▸ What the task requires:
Filter the data below for the string "Clone" and copy each matching line.

Stored data entries:
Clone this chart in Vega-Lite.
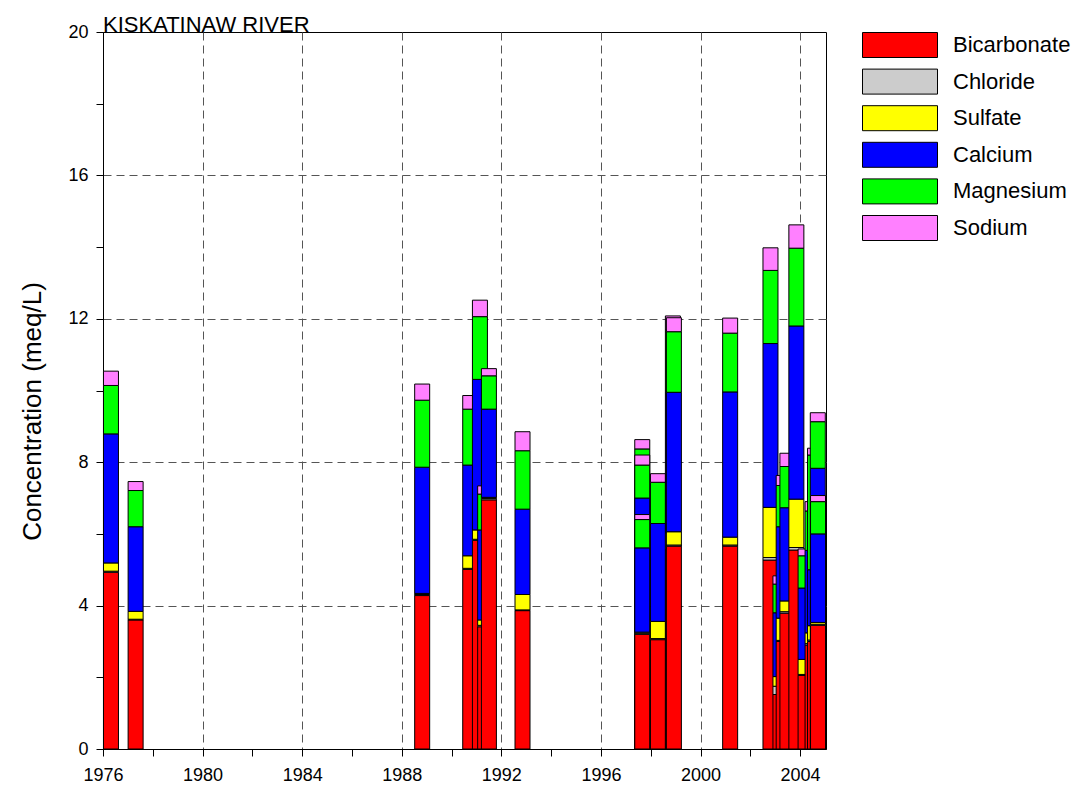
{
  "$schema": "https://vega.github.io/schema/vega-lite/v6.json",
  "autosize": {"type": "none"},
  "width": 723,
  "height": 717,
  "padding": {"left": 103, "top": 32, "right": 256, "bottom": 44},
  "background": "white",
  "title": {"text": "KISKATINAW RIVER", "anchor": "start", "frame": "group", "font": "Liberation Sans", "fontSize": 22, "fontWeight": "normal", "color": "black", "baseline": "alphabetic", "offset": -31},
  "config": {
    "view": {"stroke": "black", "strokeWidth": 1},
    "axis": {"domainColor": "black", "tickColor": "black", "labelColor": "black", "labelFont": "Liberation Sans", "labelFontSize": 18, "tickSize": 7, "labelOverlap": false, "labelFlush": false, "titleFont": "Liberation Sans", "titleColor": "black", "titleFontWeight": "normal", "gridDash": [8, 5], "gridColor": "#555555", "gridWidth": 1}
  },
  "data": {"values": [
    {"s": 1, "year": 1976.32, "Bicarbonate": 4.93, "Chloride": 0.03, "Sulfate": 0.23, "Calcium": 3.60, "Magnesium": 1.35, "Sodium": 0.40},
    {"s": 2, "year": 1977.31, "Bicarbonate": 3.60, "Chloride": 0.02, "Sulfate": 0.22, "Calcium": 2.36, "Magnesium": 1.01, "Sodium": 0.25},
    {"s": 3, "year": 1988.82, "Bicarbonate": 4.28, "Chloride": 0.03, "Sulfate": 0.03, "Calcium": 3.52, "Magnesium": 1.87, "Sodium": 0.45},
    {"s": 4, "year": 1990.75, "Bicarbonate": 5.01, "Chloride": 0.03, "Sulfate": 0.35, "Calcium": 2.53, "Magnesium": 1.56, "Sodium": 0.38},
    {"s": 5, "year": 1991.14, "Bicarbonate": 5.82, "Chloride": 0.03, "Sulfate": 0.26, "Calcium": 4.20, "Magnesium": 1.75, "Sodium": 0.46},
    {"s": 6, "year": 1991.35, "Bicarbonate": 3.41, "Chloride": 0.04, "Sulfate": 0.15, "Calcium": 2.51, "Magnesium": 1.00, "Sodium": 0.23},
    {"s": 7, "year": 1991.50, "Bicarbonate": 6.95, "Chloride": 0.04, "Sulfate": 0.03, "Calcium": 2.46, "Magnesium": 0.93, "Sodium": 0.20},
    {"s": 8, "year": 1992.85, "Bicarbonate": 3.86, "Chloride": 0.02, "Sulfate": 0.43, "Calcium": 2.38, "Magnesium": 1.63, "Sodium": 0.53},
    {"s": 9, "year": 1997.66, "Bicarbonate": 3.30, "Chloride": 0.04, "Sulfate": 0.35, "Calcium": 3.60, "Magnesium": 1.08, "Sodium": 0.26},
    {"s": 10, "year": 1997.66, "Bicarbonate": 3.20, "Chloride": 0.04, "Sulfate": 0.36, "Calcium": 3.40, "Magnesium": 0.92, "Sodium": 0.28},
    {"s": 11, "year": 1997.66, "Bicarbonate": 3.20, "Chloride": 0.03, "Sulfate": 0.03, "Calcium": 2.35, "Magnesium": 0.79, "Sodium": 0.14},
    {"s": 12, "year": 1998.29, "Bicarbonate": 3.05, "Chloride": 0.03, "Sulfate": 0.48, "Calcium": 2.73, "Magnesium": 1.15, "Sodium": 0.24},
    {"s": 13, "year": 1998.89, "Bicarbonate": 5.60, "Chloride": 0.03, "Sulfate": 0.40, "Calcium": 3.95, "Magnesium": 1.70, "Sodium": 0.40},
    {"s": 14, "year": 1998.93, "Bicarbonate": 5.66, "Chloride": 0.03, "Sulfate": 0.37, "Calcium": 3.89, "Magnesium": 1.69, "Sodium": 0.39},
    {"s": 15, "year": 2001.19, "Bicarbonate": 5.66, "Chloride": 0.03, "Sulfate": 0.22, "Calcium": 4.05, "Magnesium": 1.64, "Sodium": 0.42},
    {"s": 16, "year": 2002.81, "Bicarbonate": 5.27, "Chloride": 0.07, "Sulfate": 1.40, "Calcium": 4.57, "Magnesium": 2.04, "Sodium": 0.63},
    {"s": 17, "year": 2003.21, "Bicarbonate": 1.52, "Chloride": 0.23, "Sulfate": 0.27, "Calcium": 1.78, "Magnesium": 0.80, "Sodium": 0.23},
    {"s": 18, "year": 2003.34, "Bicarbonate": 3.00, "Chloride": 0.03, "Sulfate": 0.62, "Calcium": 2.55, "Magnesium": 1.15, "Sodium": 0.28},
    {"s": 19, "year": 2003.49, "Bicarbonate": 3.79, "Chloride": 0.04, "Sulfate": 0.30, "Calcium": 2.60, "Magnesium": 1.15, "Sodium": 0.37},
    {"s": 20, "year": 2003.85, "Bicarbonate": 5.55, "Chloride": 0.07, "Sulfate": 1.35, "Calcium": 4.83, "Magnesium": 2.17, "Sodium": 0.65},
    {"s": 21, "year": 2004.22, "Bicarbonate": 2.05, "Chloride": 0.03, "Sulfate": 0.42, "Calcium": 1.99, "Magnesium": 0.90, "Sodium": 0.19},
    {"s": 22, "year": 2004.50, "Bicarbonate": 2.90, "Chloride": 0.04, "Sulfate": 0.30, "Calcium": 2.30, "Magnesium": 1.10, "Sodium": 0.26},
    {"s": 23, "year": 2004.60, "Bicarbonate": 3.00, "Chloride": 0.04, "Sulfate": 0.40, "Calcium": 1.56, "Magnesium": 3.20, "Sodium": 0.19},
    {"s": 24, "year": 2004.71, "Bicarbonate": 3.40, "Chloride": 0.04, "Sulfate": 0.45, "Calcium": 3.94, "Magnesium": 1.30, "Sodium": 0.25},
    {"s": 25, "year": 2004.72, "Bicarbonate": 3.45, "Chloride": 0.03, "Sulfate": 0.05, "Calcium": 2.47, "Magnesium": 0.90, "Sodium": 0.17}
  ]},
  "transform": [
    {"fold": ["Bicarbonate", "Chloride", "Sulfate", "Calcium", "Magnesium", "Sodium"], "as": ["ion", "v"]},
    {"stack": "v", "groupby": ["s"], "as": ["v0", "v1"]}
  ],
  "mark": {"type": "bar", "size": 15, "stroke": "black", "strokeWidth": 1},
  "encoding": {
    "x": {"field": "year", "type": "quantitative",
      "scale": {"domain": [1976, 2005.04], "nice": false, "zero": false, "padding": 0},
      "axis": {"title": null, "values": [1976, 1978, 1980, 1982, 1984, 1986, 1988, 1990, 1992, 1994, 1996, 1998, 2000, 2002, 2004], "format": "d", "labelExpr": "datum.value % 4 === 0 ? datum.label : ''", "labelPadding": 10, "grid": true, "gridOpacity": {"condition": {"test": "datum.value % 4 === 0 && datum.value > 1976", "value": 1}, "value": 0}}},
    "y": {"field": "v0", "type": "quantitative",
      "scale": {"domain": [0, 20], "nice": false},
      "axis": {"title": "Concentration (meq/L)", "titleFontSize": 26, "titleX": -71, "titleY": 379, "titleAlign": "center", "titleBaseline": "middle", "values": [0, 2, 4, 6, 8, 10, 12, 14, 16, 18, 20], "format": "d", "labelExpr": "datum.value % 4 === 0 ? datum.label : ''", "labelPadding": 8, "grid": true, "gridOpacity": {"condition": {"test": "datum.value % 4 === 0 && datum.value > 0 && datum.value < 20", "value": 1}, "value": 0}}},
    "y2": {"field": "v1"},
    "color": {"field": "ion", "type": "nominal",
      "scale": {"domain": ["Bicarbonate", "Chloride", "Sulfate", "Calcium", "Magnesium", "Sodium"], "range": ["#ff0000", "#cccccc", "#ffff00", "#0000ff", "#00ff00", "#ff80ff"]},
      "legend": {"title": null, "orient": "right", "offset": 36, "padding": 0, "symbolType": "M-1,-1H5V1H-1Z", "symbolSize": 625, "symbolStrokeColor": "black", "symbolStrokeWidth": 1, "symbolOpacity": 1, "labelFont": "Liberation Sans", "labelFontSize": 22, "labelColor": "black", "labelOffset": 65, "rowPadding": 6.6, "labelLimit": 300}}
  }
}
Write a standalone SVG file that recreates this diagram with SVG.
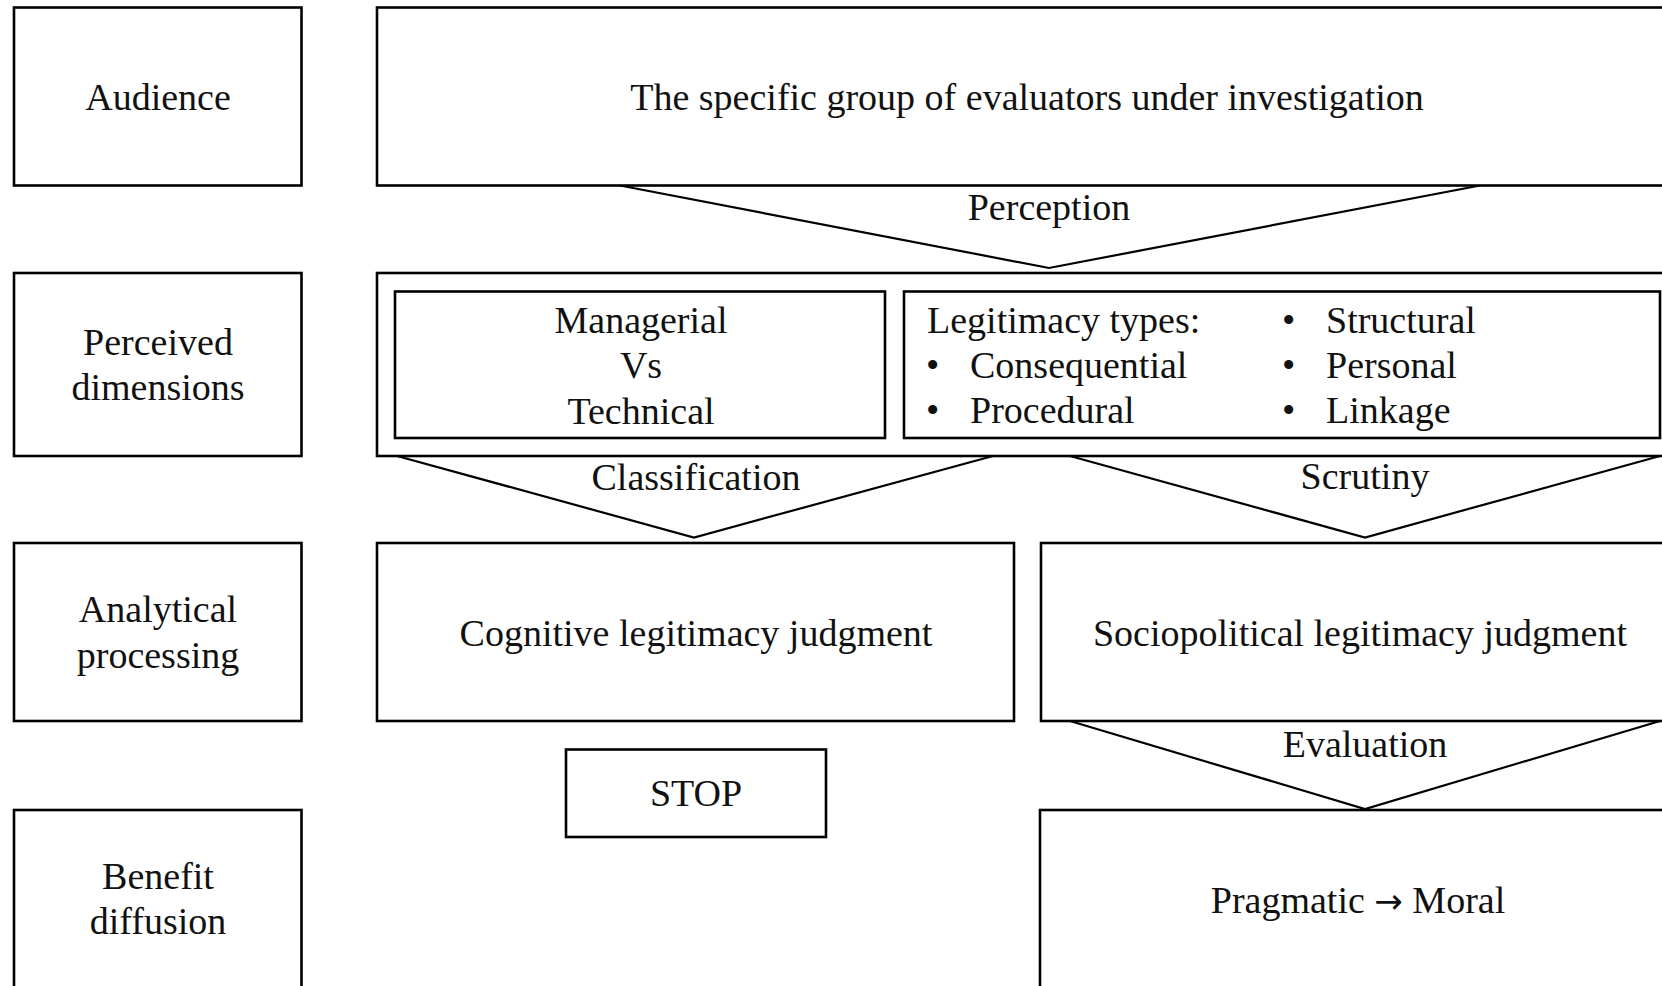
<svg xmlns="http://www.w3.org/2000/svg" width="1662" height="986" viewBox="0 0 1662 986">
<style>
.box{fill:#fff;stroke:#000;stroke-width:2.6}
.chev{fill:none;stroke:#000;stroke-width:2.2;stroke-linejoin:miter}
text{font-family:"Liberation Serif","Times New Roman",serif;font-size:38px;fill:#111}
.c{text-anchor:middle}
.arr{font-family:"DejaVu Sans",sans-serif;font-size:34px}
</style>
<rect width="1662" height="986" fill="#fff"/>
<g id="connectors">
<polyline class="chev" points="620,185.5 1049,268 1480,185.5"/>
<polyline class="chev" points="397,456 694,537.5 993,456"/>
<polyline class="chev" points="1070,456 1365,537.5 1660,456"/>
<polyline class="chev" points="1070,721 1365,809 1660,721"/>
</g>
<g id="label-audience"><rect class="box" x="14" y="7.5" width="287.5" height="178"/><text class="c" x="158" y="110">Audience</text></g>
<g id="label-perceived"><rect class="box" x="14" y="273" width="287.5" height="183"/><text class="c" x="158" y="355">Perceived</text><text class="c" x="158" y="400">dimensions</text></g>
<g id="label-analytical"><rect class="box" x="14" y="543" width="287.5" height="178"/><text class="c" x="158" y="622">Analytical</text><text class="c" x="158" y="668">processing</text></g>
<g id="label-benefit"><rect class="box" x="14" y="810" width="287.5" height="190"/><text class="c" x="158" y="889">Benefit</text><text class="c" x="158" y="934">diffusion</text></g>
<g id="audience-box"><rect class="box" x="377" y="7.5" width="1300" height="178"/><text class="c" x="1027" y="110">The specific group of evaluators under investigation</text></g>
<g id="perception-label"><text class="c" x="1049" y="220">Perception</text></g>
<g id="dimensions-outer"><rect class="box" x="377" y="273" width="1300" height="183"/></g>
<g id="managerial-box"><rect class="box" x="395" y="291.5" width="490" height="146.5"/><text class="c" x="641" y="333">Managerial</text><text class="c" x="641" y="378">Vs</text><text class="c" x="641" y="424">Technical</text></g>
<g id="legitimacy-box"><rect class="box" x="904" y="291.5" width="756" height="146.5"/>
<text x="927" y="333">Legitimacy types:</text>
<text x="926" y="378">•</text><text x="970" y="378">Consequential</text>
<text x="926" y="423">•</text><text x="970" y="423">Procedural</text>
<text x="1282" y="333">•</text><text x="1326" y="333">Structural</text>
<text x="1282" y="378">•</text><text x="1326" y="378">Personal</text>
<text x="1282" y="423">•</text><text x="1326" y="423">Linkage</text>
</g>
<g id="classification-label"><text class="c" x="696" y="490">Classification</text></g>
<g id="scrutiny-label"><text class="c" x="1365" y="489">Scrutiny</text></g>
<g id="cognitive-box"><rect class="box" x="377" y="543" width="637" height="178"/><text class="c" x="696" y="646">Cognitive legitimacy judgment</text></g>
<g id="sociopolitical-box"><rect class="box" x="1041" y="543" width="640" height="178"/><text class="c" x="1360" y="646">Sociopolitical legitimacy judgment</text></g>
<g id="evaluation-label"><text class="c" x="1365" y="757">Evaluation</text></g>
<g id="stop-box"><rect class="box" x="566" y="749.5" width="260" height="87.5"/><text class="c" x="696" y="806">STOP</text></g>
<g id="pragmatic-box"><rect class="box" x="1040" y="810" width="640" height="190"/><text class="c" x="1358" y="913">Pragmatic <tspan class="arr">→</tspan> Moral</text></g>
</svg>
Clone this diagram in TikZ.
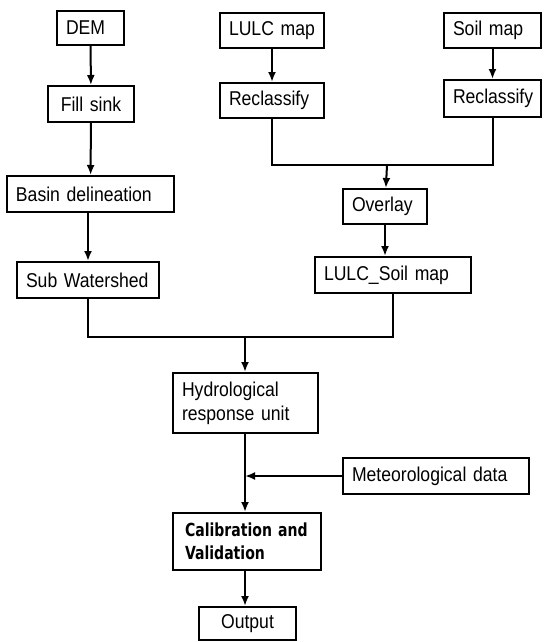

▸ Correct answer:
Clone this chart in Vega-Lite.
Clone this diagram in TikZ.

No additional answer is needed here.